INSTRUCTION: Will you print the material below without altering a single character?

TASK MATERIAL:
§ §
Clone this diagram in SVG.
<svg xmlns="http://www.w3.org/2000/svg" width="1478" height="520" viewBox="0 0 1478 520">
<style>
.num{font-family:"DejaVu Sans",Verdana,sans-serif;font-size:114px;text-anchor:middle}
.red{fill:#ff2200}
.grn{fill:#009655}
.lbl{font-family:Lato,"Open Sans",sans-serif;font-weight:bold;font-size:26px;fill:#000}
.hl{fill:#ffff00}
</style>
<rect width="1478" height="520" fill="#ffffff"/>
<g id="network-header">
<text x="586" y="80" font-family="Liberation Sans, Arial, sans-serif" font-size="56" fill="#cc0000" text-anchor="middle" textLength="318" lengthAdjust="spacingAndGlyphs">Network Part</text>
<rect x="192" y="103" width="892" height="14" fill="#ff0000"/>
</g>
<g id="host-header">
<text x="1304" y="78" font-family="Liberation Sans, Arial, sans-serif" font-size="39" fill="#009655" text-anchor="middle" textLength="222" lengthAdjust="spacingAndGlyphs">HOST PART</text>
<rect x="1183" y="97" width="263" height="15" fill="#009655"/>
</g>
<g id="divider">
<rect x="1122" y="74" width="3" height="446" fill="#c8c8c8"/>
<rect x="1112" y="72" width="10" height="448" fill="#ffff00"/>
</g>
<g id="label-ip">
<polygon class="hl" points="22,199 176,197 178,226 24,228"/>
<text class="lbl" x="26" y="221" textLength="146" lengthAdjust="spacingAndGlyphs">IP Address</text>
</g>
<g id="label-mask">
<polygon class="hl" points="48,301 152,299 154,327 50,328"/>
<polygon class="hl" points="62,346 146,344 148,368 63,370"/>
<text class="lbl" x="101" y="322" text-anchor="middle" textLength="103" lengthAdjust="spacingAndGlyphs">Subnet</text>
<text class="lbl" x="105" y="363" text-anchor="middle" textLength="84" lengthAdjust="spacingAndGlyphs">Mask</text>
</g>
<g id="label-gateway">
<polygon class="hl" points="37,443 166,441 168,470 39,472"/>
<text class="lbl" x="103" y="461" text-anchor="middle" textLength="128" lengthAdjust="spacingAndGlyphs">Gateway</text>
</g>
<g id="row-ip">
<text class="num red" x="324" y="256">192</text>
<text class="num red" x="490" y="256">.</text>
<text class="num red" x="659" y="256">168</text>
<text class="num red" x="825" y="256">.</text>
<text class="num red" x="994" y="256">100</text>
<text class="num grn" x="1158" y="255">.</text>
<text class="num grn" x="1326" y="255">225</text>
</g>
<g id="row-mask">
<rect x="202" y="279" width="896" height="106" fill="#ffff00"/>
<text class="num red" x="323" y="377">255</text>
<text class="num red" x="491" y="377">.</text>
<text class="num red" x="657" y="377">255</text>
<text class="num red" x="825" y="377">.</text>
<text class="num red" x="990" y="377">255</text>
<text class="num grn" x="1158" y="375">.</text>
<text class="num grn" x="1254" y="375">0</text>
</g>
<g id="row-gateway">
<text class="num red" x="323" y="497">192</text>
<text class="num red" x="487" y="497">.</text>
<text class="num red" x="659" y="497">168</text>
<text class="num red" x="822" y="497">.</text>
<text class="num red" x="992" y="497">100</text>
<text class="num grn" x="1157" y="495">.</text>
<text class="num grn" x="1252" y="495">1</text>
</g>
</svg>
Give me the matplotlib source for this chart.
§ §
RESULT FOR THIS EXERCISE:
Clone this diagram in SVG.
<svg xmlns="http://www.w3.org/2000/svg" width="1478" height="520" viewBox="0 0 1478 520">
<style>
.num{font-family:"DejaVu Sans",Verdana,sans-serif;font-size:114px;text-anchor:middle}
.red{fill:#ff2200}
.grn{fill:#009655}
.lbl{font-family:Lato,"Open Sans",sans-serif;font-weight:bold;font-size:26px;fill:#000}
.hl{fill:#ffff00}
</style>
<rect width="1478" height="520" fill="#ffffff"/>
<g id="network-header">
<text x="586" y="80" font-family="Liberation Sans, Arial, sans-serif" font-size="56" fill="#cc0000" text-anchor="middle" textLength="318" lengthAdjust="spacingAndGlyphs">Network Part</text>
<rect x="192" y="103" width="892" height="14" fill="#ff0000"/>
</g>
<g id="host-header">
<text x="1304" y="78" font-family="Liberation Sans, Arial, sans-serif" font-size="39" fill="#009655" text-anchor="middle" textLength="222" lengthAdjust="spacingAndGlyphs">HOST PART</text>
<rect x="1183" y="97" width="263" height="15" fill="#009655"/>
</g>
<g id="divider">
<rect x="1122" y="74" width="3" height="446" fill="#c8c8c8"/>
<rect x="1112" y="72" width="10" height="448" fill="#ffff00"/>
</g>
<g id="label-ip">
<polygon class="hl" points="22,199 176,197 178,226 24,228"/>
<text class="lbl" x="26" y="221" textLength="146" lengthAdjust="spacingAndGlyphs">IP Address</text>
</g>
<g id="label-mask">
<polygon class="hl" points="48,301 152,299 154,327 50,328"/>
<polygon class="hl" points="62,346 146,344 148,368 63,370"/>
<text class="lbl" x="101" y="322" text-anchor="middle" textLength="103" lengthAdjust="spacingAndGlyphs">Subnet</text>
<text class="lbl" x="105" y="363" text-anchor="middle" textLength="84" lengthAdjust="spacingAndGlyphs">Mask</text>
</g>
<g id="label-gateway">
<polygon class="hl" points="37,443 166,441 168,470 39,472"/>
<text class="lbl" x="103" y="461" text-anchor="middle" textLength="128" lengthAdjust="spacingAndGlyphs">Gateway</text>
</g>
<g id="row-ip">
<text class="num red" x="324" y="256">192</text>
<text class="num red" x="490" y="256">.</text>
<text class="num red" x="659" y="256">168</text>
<text class="num red" x="825" y="256">.</text>
<text class="num red" x="994" y="256">100</text>
<text class="num grn" x="1158" y="255">.</text>
<text class="num grn" x="1326" y="255">225</text>
</g>
<g id="row-mask">
<rect x="202" y="279" width="896" height="106" fill="#ffff00"/>
<text class="num red" x="323" y="377">255</text>
<text class="num red" x="491" y="377">.</text>
<text class="num red" x="657" y="377">255</text>
<text class="num red" x="825" y="377">.</text>
<text class="num red" x="990" y="377">255</text>
<text class="num grn" x="1158" y="375">.</text>
<text class="num grn" x="1254" y="375">0</text>
</g>
<g id="row-gateway">
<text class="num red" x="323" y="497">192</text>
<text class="num red" x="487" y="497">.</text>
<text class="num red" x="659" y="497">168</text>
<text class="num red" x="822" y="497">.</text>
<text class="num red" x="992" y="497">100</text>
<text class="num grn" x="1157" y="495">.</text>
<text class="num grn" x="1252" y="495">1</text>
</g>
</svg>
Give me the matplotlib source for this chart.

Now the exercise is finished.